What changed wasn’t the sample itself. It was their understanding of it.
That journey—from skepticism to acceptance—mirrors the broader creative process behind the album.
9. THEIR GROWTH IS MOST VISIBLE IN HOW THEY WORK
They spoke less about changing their sound and more about changing their process.
Jimin mentioned learning new production tools. RM described gaining insight from watching how J-Hope evaluates songs with performance in mind. Across the board, they referenced exposure to different creative systems.
The long-term impact of this era is unlikely to be tied to a single sonic direction. It will show up in how they approach future work—the decisions they make, the risks they take, the structures they build.
10. THEY ARE SATISFIED — BUT NOT FINISHED
They were clear about one thing: they are proud of this album.
Not because it met a predefined goal, but because all seven of them can stand behind it. They described how their favorite tracks shift over time, even after release.
That kind of relationship to their own work suggests something deeper than completion.
At the same time, they framed ARIRANG as the beginning of Chapter 2—not a conclusion. There’s no claim that they have fully defined this next phase.
What exists now is a starting point.
WHAT THE PROCESS TELLS US
If there is one idea that runs through the Studio Notes, it’s this:
The album sounds the way it does because the process demanded it.

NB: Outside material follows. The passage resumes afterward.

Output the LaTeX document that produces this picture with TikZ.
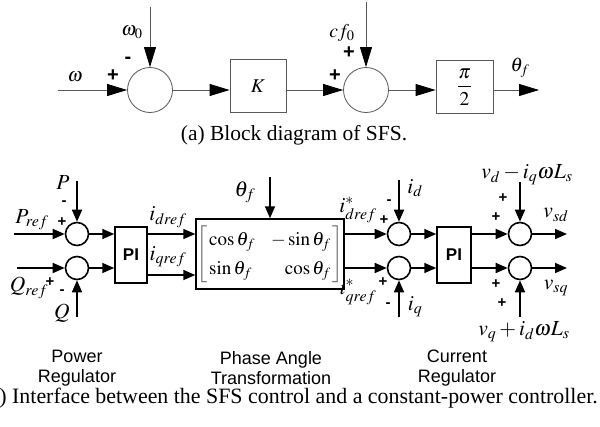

Not in a vague sense of effort, but in how decisions were made. Every direction had to be argued, tested, and reconsidered. No single perspective carried the process on its own.
That pressure is visible across everything they described—how they questioned their identity, how they learned new ways of working, how they disagreed, and how they arrived at decisions.
ARIRANG reflects that change.
Not as a polished endpoint, but as the result of a group that chose to stay inside a difficult process long enough to make something coherent out of it.
Not as a polished endpoint, but as the product of a group that chose to keep working through the difficult parts rather than avoid them.